┌────────

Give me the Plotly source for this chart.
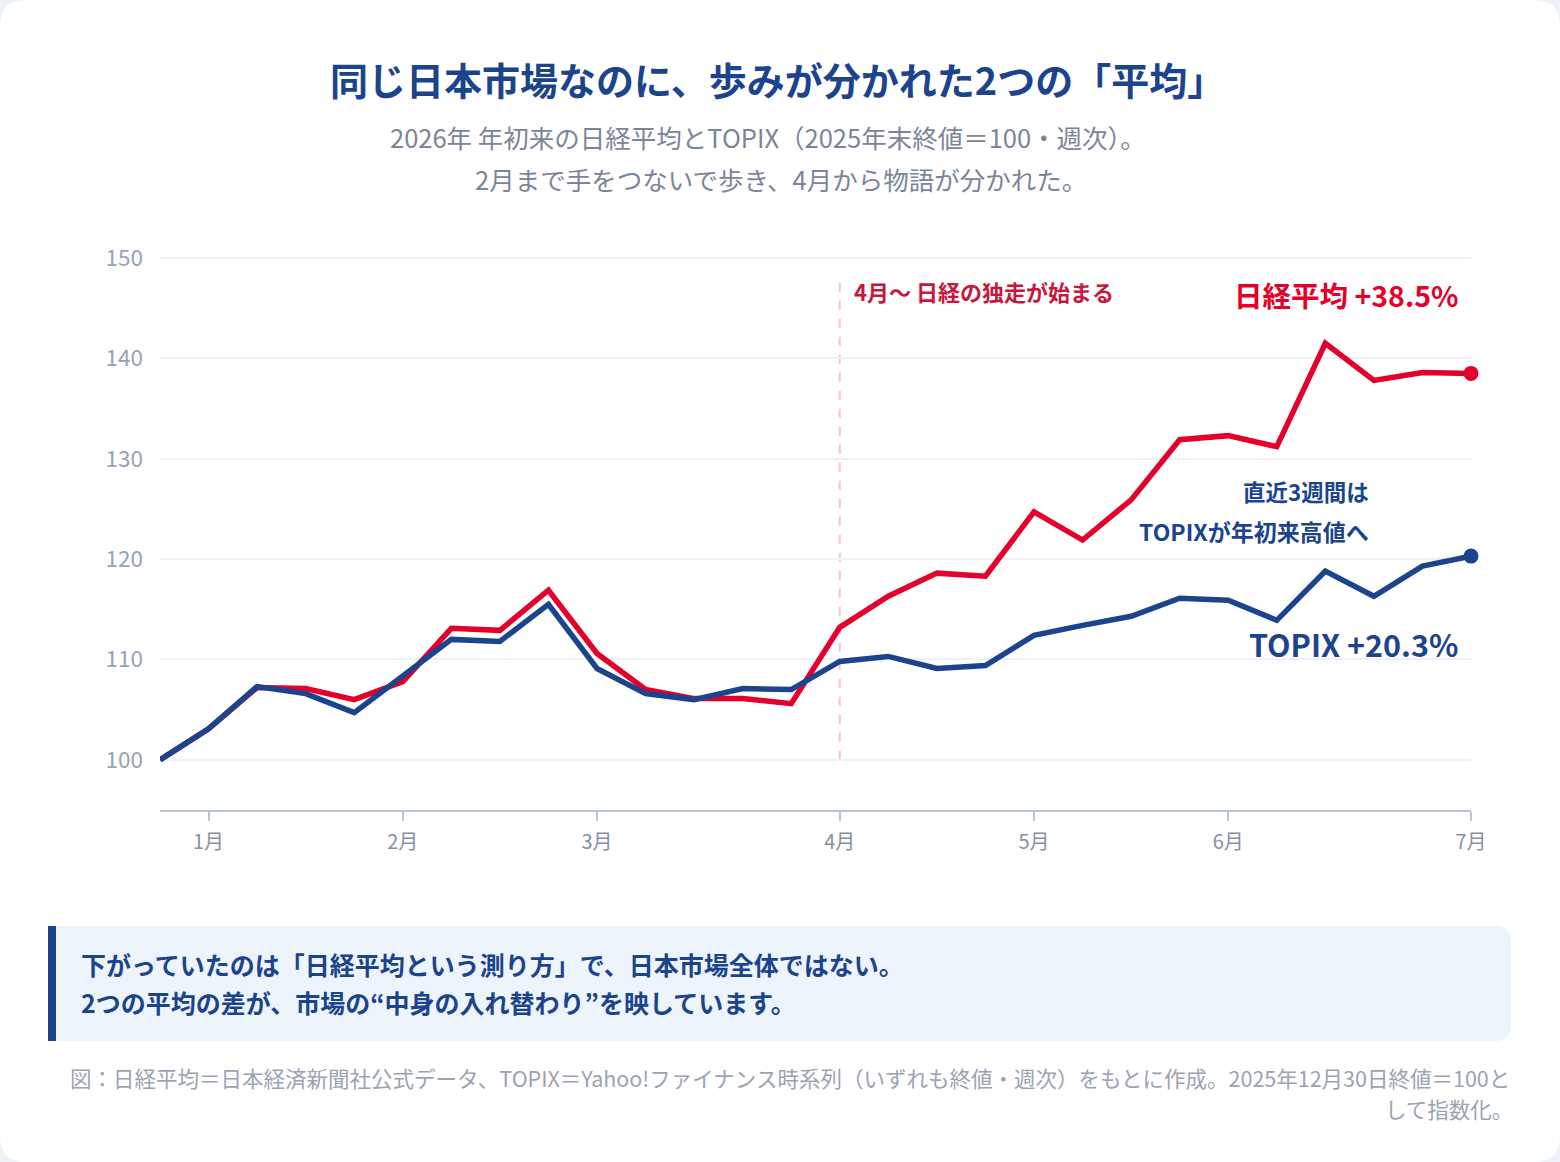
import plotly.graph_objects as go

# ---------------- data ----------------
week_index = list(range(28))
nikkei = [100.0, 103.1, 107.2, 107.1, 106.0, 107.8, 113.1, 112.9, 116.9, 110.6,
          107.0, 106.1, 106.1, 105.6, 113.2, 116.3, 118.6, 118.3, 124.7, 121.9,
          125.9, 131.9, 132.3, 131.2, 141.5, 137.8, 138.6, 138.5]
topix = [100.0, 103.1, 107.3, 106.6, 104.7, 108.4, 112.0, 111.8, 115.5, 109.1,
         106.6, 106.0, 107.1, 107.0, 109.8, 110.3, 109.1, 109.4, 112.4, 113.4,
         114.3, 116.1, 115.9, 113.9, 118.8, 116.3, 119.3, 120.3]
month_tick_idx = [1, 5, 9, 14, 18, 22, 27]
month_labels = ["1月", "2月", "3月", "4月", "5月", "6月", "7月"]
y_ticks = [100, 110, 120, 130, 140, 150]

RED = "#e4002b"
NAVY = "#1b448c"
GREY = "#7b8597"
FONT = "Noto Sans CJK JP"

W, H = 1560, 1162
L, R, T, B = 160, 1471, 256, 810
PW, PH = R - L, B - T


def px(x):
    return (x - L) / PW


def py(y):
    return (B - y) / PH


def rrect(x0, y0, x1, y1, r, left_round=True):
    # rounded rect in pixel coords -> paper path
    def p(x, y):
        return f"{px(x)},{py(y)}"
    if left_round:
        s = f"M {p(x0 + r, y0)} L {p(x1 - r, y0)} Q {p(x1, y0)} {p(x1, y0 + r)} "
        s += f"L {p(x1, y1 - r)} Q {p(x1, y1)} {p(x1 - r, y1)} L {p(x0 + r, y1)} "
        s += f"Q {p(x0, y1)} {p(x0, y1 - r)} L {p(x0, y0 + r)} Q {p(x0, y0)} {p(x0 + r, y0)} Z"
    else:
        s = f"M {p(x0, y0)} L {p(x1 - r, y0)} Q {p(x1, y0)} {p(x1, y0 + r)} "
        s += f"L {p(x1, y1 - r)} Q {p(x1, y1)} {p(x1 - r, y1)} L {p(x0, y1)} Z"
    return s


fig = go.Figure()
fig.add_trace(go.Scatter(x=week_index, y=nikkei, mode="lines", name="日経平均",
                         line=dict(color=RED, width=5.5), cliponaxis=False,
                         hoverinfo="skip"))
fig.add_trace(go.Scatter(x=week_index, y=topix, mode="lines", name="TOPIX",
                         line=dict(color=NAVY, width=5.5), cliponaxis=False,
                         hoverinfo="skip"))
fig.add_trace(go.Scatter(x=[week_index[-1]], y=[nikkei[-1]], mode="markers",
                         marker=dict(color=RED, size=15), cliponaxis=False,
                         hoverinfo="skip"))
fig.add_trace(go.Scatter(x=[week_index[-1]], y=[topix[-1]], mode="markers",
                         marker=dict(color=NAVY, size=15), cliponaxis=False,
                         hoverinfo="skip"))

shapes = [
    dict(type="path", xref="paper", yref="paper", path=rrect(0, 0, W, H, 26),
         fillcolor="white", line=dict(width=0), layer="below"),
    dict(type="path", xref="paper", yref="paper",
         path=rrect(48, 926, 1511, 1041, 16, left_round=False),
         fillcolor="#edf4fc", line=dict(width=0), layer="below"),
    dict(type="rect", xref="paper", yref="paper", x0=px(48), x1=px(56),
         y0=py(1041), y1=py(926), fillcolor=NAVY, line=dict(width=0), layer="below"),
    dict(type="line", xref="x", yref="y", x0=14, x1=14, y0=100, y1=148,
         line=dict(color="#f2c4cd", width=2, dash="dash"), layer="below"),
]

annotations = [
    dict(text="<b>同じ日本市場なのに、歩みが分かれた2つの「平均」</b>", x=px(777), y=py(78),
         font=dict(size=38, color=NAVY)),
    dict(text="2026年 年初来の日経平均とTOPIX（2025年末終値＝100・週次）。", x=px(768), y=py(136),
         font=dict(size=25.5, color=GREY)),
    dict(text="2月まで手をつないで歩き、4月から物語が分かれた。", x=px(781), y=py(178),
         font=dict(size=25.5, color=GREY)),
    dict(text="<b>4月〜 日経の独走が始まる</b>", x=px(852), y=py(291), xanchor="left",
         font=dict(size=22, color="#c8163c")),
    dict(text="<b>日経平均 +38.5%</b>", x=px(1460), y=py(294), xanchor="right",
         font=dict(size=28.5, color=RED)),
    dict(text="<b>直近3週間は</b>", x=px(1371), y=py(491), xanchor="right",
         font=dict(size=22.5, color=NAVY)),
    dict(text="<b>TOPIXが年初来高値へ</b>", x=px(1371), y=py(531), xanchor="right",
         font=dict(size=23, color=NAVY)),
    dict(text="<b>TOPIX +20.3%</b>", x=px(1460), y=py(644), xanchor="right",
         font=dict(size=30.5, color=NAVY)),
    dict(text="<b>下がっていたのは「日経平均という測り方」で、日本市場全体ではない。</b>",
         x=px(79), y=py(964), xanchor="left", font=dict(size=25, color=NAVY)),
    dict(text="<b>2つの平均の差が、市場の“中身の入れ替わり”を映しています。</b>",
         x=px(79), y=py(1002), xanchor="left", font=dict(size=25, color=NAVY)),
    dict(text="図：日経平均＝日本経済新聞社公式データ、TOPIX＝Yahoo!ファイナンス時系列（いずれも終値・週次）をもとに作成。2025年12月30日終値＝100と",
         x=px(1512), y=py(1077), xanchor="right", font=dict(size=21.5, color="#9aa3b3")),
    dict(text="して指数化。", x=px(1515), y=py(1108), xanchor="right",
         font=dict(size=21.5, color="#9aa3b3")),
]
for a in annotations:
    a.setdefault("xref", "paper")
    a.setdefault("yref", "paper")
    a.setdefault("xanchor", "center")
    a.setdefault("yanchor", "middle")
    a["showarrow"] = False

fig.update_layout(
    width=W, height=H,
    margin=dict(l=L, r=W - R, t=T, b=H - B, pad=0),
    paper_bgcolor="#edf2f8",
    plot_bgcolor="rgba(0,0,0,0)",
    font=dict(family=FONT, color=GREY),
    showlegend=False,
    shapes=shapes,
    annotations=annotations,
    xaxis=dict(range=[0, 27], tickmode="array", tickvals=month_tick_idx,
               ticktext=month_labels, showgrid=False, zeroline=False,
               showline=True, linecolor="#b9c5d6", linewidth=2,
               ticks="outside", ticklen=9, tickwidth=2, tickcolor="#b9c5d6",
               tickfont=dict(size=20, color="#8790a2"), ticklabelstandoff=4),
    yaxis=dict(range=[95, 150.2], tickmode="array", tickvals=y_ticks,
               showgrid=True, gridcolor="#eef1f7", gridwidth=2, zeroline=False,
               showline=False, ticks="", tickfont=dict(size=22.5, color="#98a2b3"),
               ticklabelstandoff=16),
)

fig.write_html("out.html")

└────────

## Problem
Set down the material exactly, every line of it, except for the pictures.

## Correct answer
Give me the Plotly source for this chart.
import plotly.graph_objects as go

# ---------------- data ----------------
week_index = list(range(28))
nikkei = [100.0, 103.1, 107.2, 107.1, 106.0, 107.8, 113.1, 112.9, 116.9, 110.6,
          107.0, 106.1, 106.1, 105.6, 113.2, 116.3, 118.6, 118.3, 124.7, 121.9,
          125.9, 131.9, 132.3, 131.2, 141.5, 137.8, 138.6, 138.5]
topix = [100.0, 103.1, 107.3, 106.6, 104.7, 108.4, 112.0, 111.8, 115.5, 109.1,
         106.6, 106.0, 107.1, 107.0, 109.8, 110.3, 109.1, 109.4, 112.4, 113.4,
         114.3, 116.1, 115.9, 113.9, 118.8, 116.3, 119.3, 120.3]
month_tick_idx = [1, 5, 9, 14, 18, 22, 27]
month_labels = ["1月", "2月", "3月", "4月", "5月", "6月", "7月"]
y_ticks = [100, 110, 120, 130, 140, 150]

RED = "#e4002b"
NAVY = "#1b448c"
GREY = "#7b8597"
FONT = "Noto Sans CJK JP"

W, H = 1560, 1162
L, R, T, B = 160, 1471, 256, 810
PW, PH = R - L, B - T


def px(x):
    return (x - L) / PW


def py(y):
    return (B - y) / PH


def rrect(x0, y0, x1, y1, r, left_round=True):
    # rounded rect in pixel coords -> paper path
    def p(x, y):
        return f"{px(x)},{py(y)}"
    if left_round:
        s = f"M {p(x0 + r, y0)} L {p(x1 - r, y0)} Q {p(x1, y0)} {p(x1, y0 + r)} "
        s += f"L {p(x1, y1 - r)} Q {p(x1, y1)} {p(x1 - r, y1)} L {p(x0 + r, y1)} "
        s += f"Q {p(x0, y1)} {p(x0, y1 - r)} L {p(x0, y0 + r)} Q {p(x0, y0)} {p(x0 + r, y0)} Z"
    else:
        s = f"M {p(x0, y0)} L {p(x1 - r, y0)} Q {p(x1, y0)} {p(x1, y0 + r)} "
        s += f"L {p(x1, y1 - r)} Q {p(x1, y1)} {p(x1 - r, y1)} L {p(x0, y1)} Z"
    return s


fig = go.Figure()
fig.add_trace(go.Scatter(x=week_index, y=nikkei, mode="lines", name="日経平均",
                         line=dict(color=RED, width=5.5), cliponaxis=False,
                         hoverinfo="skip"))
fig.add_trace(go.Scatter(x=week_index, y=topix, mode="lines", name="TOPIX",
                         line=dict(color=NAVY, width=5.5), cliponaxis=False,
                         hoverinfo="skip"))
fig.add_trace(go.Scatter(x=[week_index[-1]], y=[nikkei[-1]], mode="markers",
                         marker=dict(color=RED, size=15), cliponaxis=False,
                         hoverinfo="skip"))
fig.add_trace(go.Scatter(x=[week_index[-1]], y=[topix[-1]], mode="markers",
                         marker=dict(color=NAVY, size=15), cliponaxis=False,
                         hoverinfo="skip"))

shapes = [
    dict(type="path", xref="paper", yref="paper", path=rrect(0, 0, W, H, 26),
         fillcolor="white", line=dict(width=0), layer="below"),
    dict(type="path", xref="paper", yref="paper",
         path=rrect(48, 926, 1511, 1041, 16, left_round=False),
         fillcolor="#edf4fc", line=dict(width=0), layer="below"),
    dict(type="rect", xref="paper", yref="paper", x0=px(48), x1=px(56),
         y0=py(1041), y1=py(926), fillcolor=NAVY, line=dict(width=0), layer="below"),
    dict(type="line", xref="x", yref="y", x0=14, x1=14, y0=100, y1=148,
         line=dict(color="#f2c4cd", width=2, dash="dash"), layer="below"),
]

annotations = [
    dict(text="<b>同じ日本市場なのに、歩みが分かれた2つの「平均」</b>", x=px(777), y=py(78),
         font=dict(size=38, color=NAVY)),
    dict(text="2026年 年初来の日経平均とTOPIX（2025年末終値＝100・週次）。", x=px(768), y=py(136),
         font=dict(size=25.5, color=GREY)),
    dict(text="2月まで手をつないで歩き、4月から物語が分かれた。", x=px(781), y=py(178),
         font=dict(size=25.5, color=GREY)),
    dict(text="<b>4月〜 日経の独走が始まる</b>", x=px(852), y=py(291), xanchor="left",
         font=dict(size=22, color="#c8163c")),
    dict(text="<b>日経平均 +38.5%</b>", x=px(1460), y=py(294), xanchor="right",
         font=dict(size=28.5, color=RED)),
    dict(text="<b>直近3週間は</b>", x=px(1371), y=py(491), xanchor="right",
         font=dict(size=22.5, color=NAVY)),
    dict(text="<b>TOPIXが年初来高値へ</b>", x=px(1371), y=py(531), xanchor="right",
         font=dict(size=23, color=NAVY)),
    dict(text="<b>TOPIX +20.3%</b>", x=px(1460), y=py(644), xanchor="right",
         font=dict(size=30.5, color=NAVY)),
    dict(text="<b>下がっていたのは「日経平均という測り方」で、日本市場全体ではない。</b>",
         x=px(79), y=py(964), xanchor="left", font=dict(size=25, color=NAVY)),
    dict(text="<b>2つの平均の差が、市場の“中身の入れ替わり”を映しています。</b>",
         x=px(79), y=py(1002), xanchor="left", font=dict(size=25, color=NAVY)),
    dict(text="図：日経平均＝日本経済新聞社公式データ、TOPIX＝Yahoo!ファイナンス時系列（いずれも終値・週次）をもとに作成。2025年12月30日終値＝100と",
         x=px(1512), y=py(1077), xanchor="right", font=dict(size=21.5, color="#9aa3b3")),
    dict(text="して指数化。", x=px(1515), y=py(1108), xanchor="right",
         font=dict(size=21.5, color="#9aa3b3")),
]
for a in annotations:
    a.setdefault("xref", "paper")
    a.setdefault("yref", "paper")
    a.setdefault("xanchor", "center")
    a.setdefault("yanchor", "middle")
    a["showarrow"] = False

fig.update_layout(
    width=W, height=H,
    margin=dict(l=L, r=W - R, t=T, b=H - B, pad=0),
    paper_bgcolor="#edf2f8",
    plot_bgcolor="rgba(0,0,0,0)",
    font=dict(family=FONT, color=GREY),
    showlegend=False,
    shapes=shapes,
    annotations=annotations,
    xaxis=dict(range=[0, 27], tickmode="array", tickvals=month_tick_idx,
               ticktext=month_labels, showgrid=False, zeroline=False,
               showline=True, linecolor="#b9c5d6", linewidth=2,
               ticks="outside", ticklen=9, tickwidth=2, tickcolor="#b9c5d6",
               tickfont=dict(size=20, color="#8790a2"), ticklabelstandoff=4),
    yaxis=dict(range=[95, 150.2], tickmode="array", tickvals=y_ticks,
               showgrid=True, gridcolor="#eef1f7", gridwidth=2, zeroline=False,
               showline=False, ticks="", tickfont=dict(size=22.5, color="#98a2b3"),
               ticklabelstandoff=16),
)

fig.write_html("out.html")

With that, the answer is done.